White-light-seeded, CEP-stable, 4.5-W, 4-micron KTA parametric amplifier driven by a 1.4-ps Yb:YAG thin disk laser

TL;DR

This paper presents a stable, high-power, CEP-stable optical parametric amplifier based on KTA, capable of generating tunable mid-infrared pulses with significant power and demonstrated application in high harmonic generation.

Contribution

It introduces a robust, simplified architecture for a CEP-stable KTA-based OPA with long supercontinuum seed pulses and demonstrates power scaling potential up to kW levels.

Findings

Achieved 4.5 W average power at 3.8 μm with 79 fs pulses

Generated supercontinuum with the longest duration (1.4 ps) for SCG in YAG

Demonstrated high harmonic generation signals above the bandgap in ZnSe

Abstract

We demonstrate a robust, carrier envelope phase (CEP)-stable, potassium titanyl arsenate (KTA)-based optical parametric amplifier (OPA) delivering 6-cycle (79 fs), 3.8-$\mu$m pulses at a 100-kHz repetition rate with an average power of 4.5 W. The pivotal achievement is stable generation of supercontinuum (SC) seed pulses in a YAG crystal with a rather long pulse of 1.4 ps; to our knowledge, this is the longest duration for SC generation (SCG).

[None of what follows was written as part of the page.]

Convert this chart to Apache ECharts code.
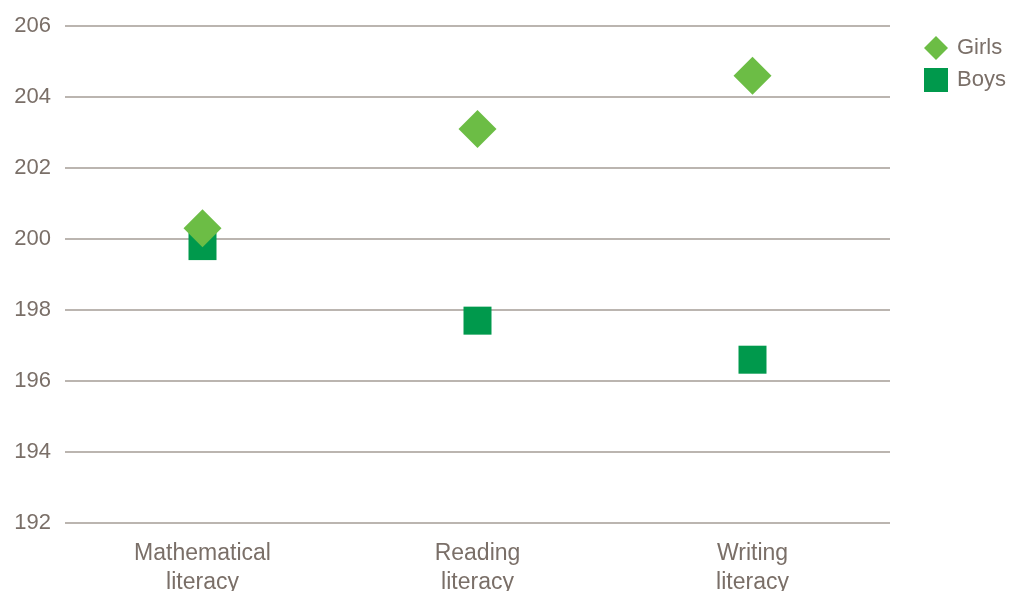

This technology offers a robust and simplified OPA architecture with characteristics of passively-stabilized CEP, simplified dispersion management with bulk materials, wavelength tunability of the output pulses from 1.3-4.5 $\mu$m, and the future power scaling up to kW-class based on Yb:YAG thin disk amplifiers. The total output power of 17 W (signal plus idler) is achieved and the capability of this high photon flux aspect is successively demonstrated by its application to high harmonic generation (HHG) in ZnSe crystals, with which faint yet novel signals above their bandgap are clearly observed.